WILMINGTON, N.C. (Reuters) - North and South Carolina residents are running out of time to evacuate before Hurricane Florence roars in with pounding surf and driving rain that will bring potentially deadly flooding, officials warned on Wednesday.
Florence had maximum sustained winds of 130 miles per hour (215 km per hour) and was on a trajectory that showed its center most likely to strike the southern coast of North Carolina by late Thursday or early Friday, the National Hurricane Center said.
Updated NHC forecasts showed the storm lingering near the coast, bringing days of heavy rains that could bring intense inland flooding from South Carolina to Virginia. Parts of North Carolina could get 40 inches (1 meter).
Florence is rated a Category 4 on the five-step Saffir-Simpson scale. Jeff Byard of the Federal Emergency Management Agency (FEMA) invoked a former boxing champion to warn residents that it would bring "a Mike Tyson punch to the Carolina coast."
"Heed the warnings," Byard said.
North Carolina Governor Roy Cooper predicted that tens of thousands of homes and businesses would be flooded in his state.

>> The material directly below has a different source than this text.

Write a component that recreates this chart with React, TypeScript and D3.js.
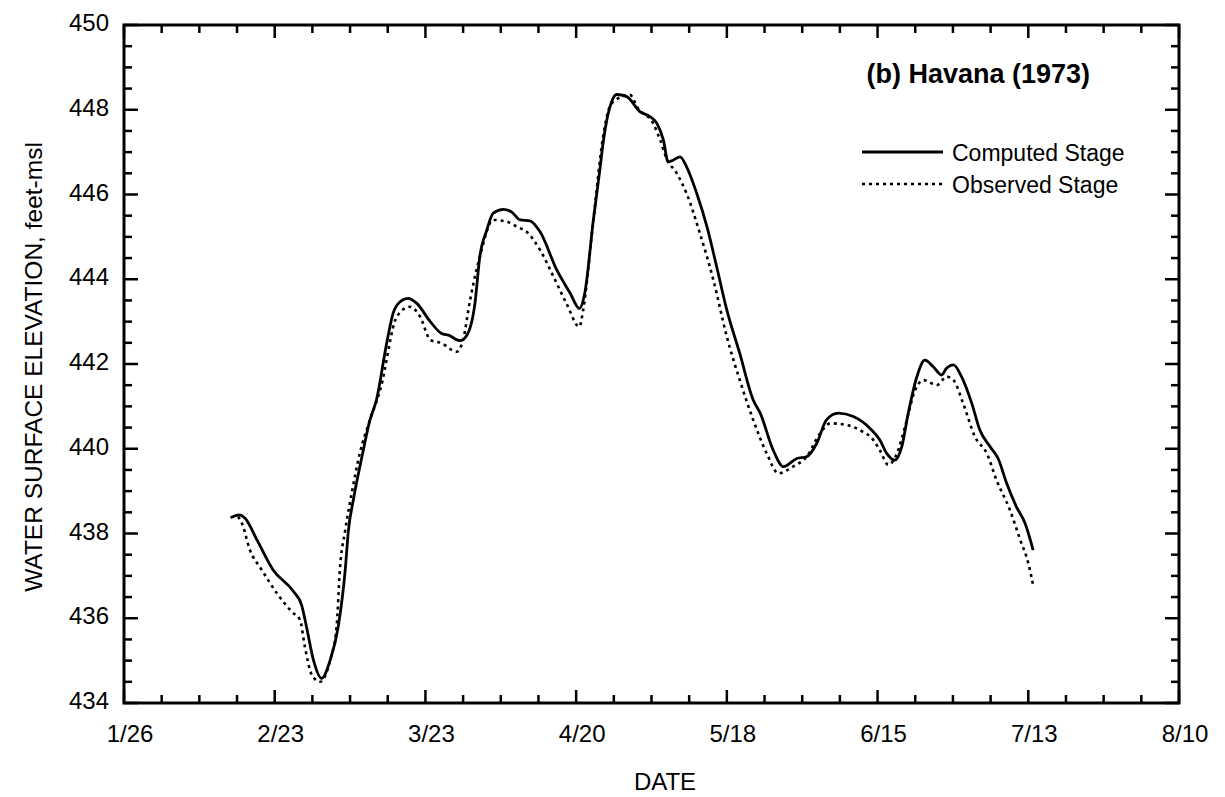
import * as d3 from 'd3';

// days counted from 1/26/1973
const dateLabels = ['1/26', '2/23', '3/23', '4/20', '5/18', '6/15', '7/13', '8/10'];
const stageTicks = [434, 436, 438, 440, 442, 444, 446, 448, 450];

const computedDay = [
  19.8, 21.4, 22.5, 24.7, 27.7, 31.5, 33.0, 33.9, 35.2, 36.7, 38.3, 39.8, 41.1, 41.7, 42.6, 44.2,
  45.7, 46.9, 48.8, 50.0, 51.3, 52.8, 54.4, 56.9, 59.0, 60.3, 62.4, 63.7, 65.2, 66.1, 67.4, 68.6,
  70.5, 72.0, 73.6, 75.4, 77.3, 80.4, 82.9, 84.6, 85.6, 87.2, 88.4, 89.0, 89.7, 90.6, 91.5, 93.4,
  95.9, 97.7, 99.0, 100.2, 101.1, 102.0, 103.3, 104.5, 106.4, 108.3, 110.1, 112.0, 114.4, 116.9,
  118.2, 120.6, 122.5, 125.0, 126.8, 128.7, 130.5, 132.7, 135.5, 138.6, 140.4, 141.7, 143.2, 144.5,
  145.7, 147.3, 148.8, 150.3, 151.9, 152.8, 154.1, 155.6, 157.5, 159.0, 160.9, 162.4, 164.0, 165.8,
  167.4, 168.9,
];
const computedStage = [
  438.37, 438.44, 438.36, 437.85, 437.14, 436.63, 436.31, 435.8, 435.01, 434.58, 435.01, 435.8,
  437.14, 438.08, 438.79, 439.81, 440.68, 441.15, 442.49, 443.2, 443.47, 443.55, 443.43, 443.0,
  442.72, 442.68, 442.55, 442.68, 443.43, 444.53, 445.16, 445.56, 445.65, 445.59, 445.4, 445.38,
  445.12, 444.22, 443.67, 443.31, 443.67, 445.4, 446.58, 447.21, 447.76, 448.19, 448.36, 448.31,
  447.95, 447.84, 447.68, 447.29, 446.77, 446.81, 446.89, 446.66, 446.03, 445.24, 444.3, 443.27,
  442.25, 441.15, 440.84, 439.97, 439.58, 439.77, 439.81, 440.13, 440.68, 440.84, 440.76, 440.48,
  440.21, 439.89, 439.73, 440.05, 440.84, 441.7, 442.09, 441.94, 441.74, 441.9, 441.98, 441.7,
  441.07, 440.44, 440.05, 439.77, 439.18, 438.63, 438.24, 437.61,
];

const observedDay = [
  21.2, 21.9, 23.4, 25.6, 28.4, 31.2, 32.7, 33.6, 34.9, 36.4, 38.3, 39.5, 40.1, 41.1, 42.3, 43.8,
  45.7, 47.6, 50.7, 53.1, 55.0, 56.9, 59.0, 61.8, 63.0, 64.3, 66.1, 68.6, 71.1, 73.0, 74.8, 77.3,
  79.8, 82.2, 84.6, 85.3, 87.2, 89.0, 90.0, 90.9, 94.0, 95.5, 98.3, 99.6, 100.8, 102.7, 104.5,
  107.0, 109.5, 112.0, 114.4, 116.9, 119.4, 121.6, 124.3, 126.8, 129.3, 131.2, 134.3, 136.7, 139.2,
  140.4, 142.0, 143.6, 145.1, 147.0, 148.5, 151.0, 152.8, 154.1, 155.9, 158.1, 160.3, 162.1, 164.6,
  166.5, 168.0, 168.9,
];
const observedStage = [
  438.4, 438.24, 437.61, 437.14, 436.59, 436.15, 435.96, 435.33, 434.66, 434.5, 435.01, 435.8,
  437.14, 438.08, 438.95, 439.89, 440.68, 441.39, 443.12, 443.35, 443.12, 442.57, 442.49, 442.29,
  442.57, 443.51, 444.53, 445.4, 445.36, 445.24, 445.12, 444.69, 444.06, 443.43, 442.88, 443.27,
  445.4, 447.36, 447.99, 448.19, 448.35, 448.03, 447.68, 447.29, 446.85, 446.5, 446.03, 445.08,
  443.98, 442.64, 441.62, 440.68, 439.89, 439.42, 439.58, 439.81, 440.36, 440.6, 440.56, 440.44,
  440.21, 439.97, 439.62, 439.89, 440.52, 441.39, 441.62, 441.5, 441.7, 441.62, 441.07, 440.28,
  439.89, 439.26, 438.55, 437.85, 437.3, 436.78,
];

const W = 1225;
const H = 797;
const left = 124;
const right = 1179;
const top = 25;
const bottom = 703;
const font = '"Liberation Sans", Arial, Helvetica, sans-serif';

export default function App() {
  const x = d3.scaleLinear().domain([0, 196]).range([left, right]);
  const y = d3.scaleLinear().domain([434, 450]).range([bottom, top]);

  const line = d3
    .line<[number, number]>()
    .x((d) => x(d[0]))
    .y((d) => y(d[1]))
    .curve(d3.curveMonotoneX);

  const computed = computedDay.map((d, i) => [d, computedStage[i]] as [number, number]);
  const observed = observedDay.map((d, i) => [d, observedStage[i]] as [number, number]);

  const xMinor = d3.range(0, 197, 7);
  const yMinor = d3.range(434, 450.01, 0.5);

  return (
    <svg
      width={W}
      height={H}
      style={{ position: 'absolute', left: 0, top: 0, background: '#fff' }}
      fontFamily={font}
    >
      {/* ticks, all pointing inward */}
      <g stroke="#000" strokeWidth={2.5}>
        {xMinor.map((d) => {
          const len = d % 28 === 0 ? 13 : 8;
          return (
            <g key={'x' + d}>
              <line x1={x(d)} x2={x(d)} y1={bottom} y2={bottom - len} />
              <line x1={x(d)} x2={x(d)} y1={top} y2={top + len} />
            </g>
          );
        })}
        {yMinor.map((v) => {
          const len = v % 2 === 0 ? 14 : 8;
          return (
            <g key={'y' + v}>
              <line x1={left} x2={left + len} y1={y(v)} y2={y(v)} />
              <line x1={right} x2={right - len} y1={y(v)} y2={y(v)} />
            </g>
          );
        })}
      </g>
      <rect
        x={left}
        y={top}
        width={right - left}
        height={bottom - top}
        fill="none"
        stroke="#000"
        strokeWidth={3}
      />

      {/* tick labels */}
      <g fontSize={24} fill="#000">
        {dateLabels.map((t, i) => (
          <text key={t} x={x(i * 28) + 6} y={742} textAnchor="middle">
            {t}
          </text>
        ))}
        {stageTicks.map((v) => (
          <text key={v} x={109} y={y(v) + 6} textAnchor="end">
            {v}
          </text>
        ))}
      </g>

      {/* axis titles */}
      <text x={665} y={790} textAnchor="middle" fontSize={24}>
        DATE
      </text>
      <text
        transform={`translate(42,367) rotate(-90)`}
        textAnchor="middle"
        fontSize={24.5}
      >
        WATER SURFACE ELEVATION, feet-msl
      </text>

      {/* series */}
      <path d={line(computed) ?? ''} fill="none" stroke="#000" strokeWidth={2.8} />
      <path
        d={line(observed) ?? ''}
        fill="none"
        stroke="#000"
        strokeWidth={2.6}
        strokeDasharray="3,4"
      />

      {/* panel title and legend */}
      <text x={1090} y={83} textAnchor="end" fontSize={27} fontWeight="bold">
        (b) Havana (1973)
      </text>
      <line x1={862} x2={943} y1={152} y2={152} stroke="#000" strokeWidth={2.8} />
      <text x={952} y={161} fontSize={23}>
        Computed Stage
      </text>
      <line
        x1={862}
        x2={943}
        y1={184}
        y2={184}
        stroke="#000"
        strokeWidth={2.6}
        strokeDasharray="3,4"
      />
      <text x={952} y={193} fontSize={23}>
        Observed Stage
      </text>
    </svg>
  );
}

"The time to prepare is almost over," Cooper warned.
More than 1 million people have been ordered to evacuate the coastline of the three states, while schools and factories were being shuttered.
The NHC said the first tropical storm-force winds of at least 39 miles per hour (63 kph) would hit the region early on Thursday with the storm's center reaching the coast Friday. At 11 a.m. (1500 GMT) on Wednesday, the storm was located about 485 miles (785 km) southeast of Wilmington, North Carolina.
FEMA FUNDS MOVED
MSNBC reported the Trump administration had diverted nearly $10 billion from FEMA to the Immigration and Customs Enforcement agency, which leads border enforcement. But that has not affected the response to Florence, Byard told a news conference.
He said there was "well over $20 billion" in FEMA's disaster relief fund.
U.S. President Donald Trump on Twitter warned of the storm's dangers and praised his administration's handling of past hurricanes, rejecting criticism for its response to Hurricane Maria last year in Puerto Rico. Some 3,000 people died in the aftermath of that storm.
"Hurricane Florence is looking even bigger than anticipated," Trump said. "We got A Pluses for our recent hurricane work in Texas and Florida (and did an unappreciated great job in Puerto Rico, even though an inaccessible island with very poor electricity and a totally incompetent Mayor of San Juan). We are ready for the big one that is coming!"
Emergency preparations in the area included activating 2,800 National Guard troops in North Carolina, stockpiling food, setting up shelters, switching traffic patterns so that major roads led away from shore and securing 16 nuclear reactors in the three-state region.
The U.S. Nuclear Regulatory Commission said Duke Energy Corp's Brunswick nuclear plant in southeast North Carolina could face hurricane-force winds, major storm surges and heavy rain. Other plants near the storm's path include Duke's Harris near Raleigh, North Carolina, and Robinson near Hartsville, South Carolina, and Dominion Energy Inc's Surry in southeast Virginia.
Wilmington was sunny near midday Wednesday and Bill Saffo, a real estate agent and the town's part-time mayor, urged residents to use the calm to evacuate or secure their homes.
"I'm not approaching Florence from fear or panic," said Brad Corpening, 35, who planned to ride out the storm in his boarded-up delicatessen in Wilmington, just north of where the hurricane is expected to come ashore. "It's going to happen. We just need to figure out how to make it through."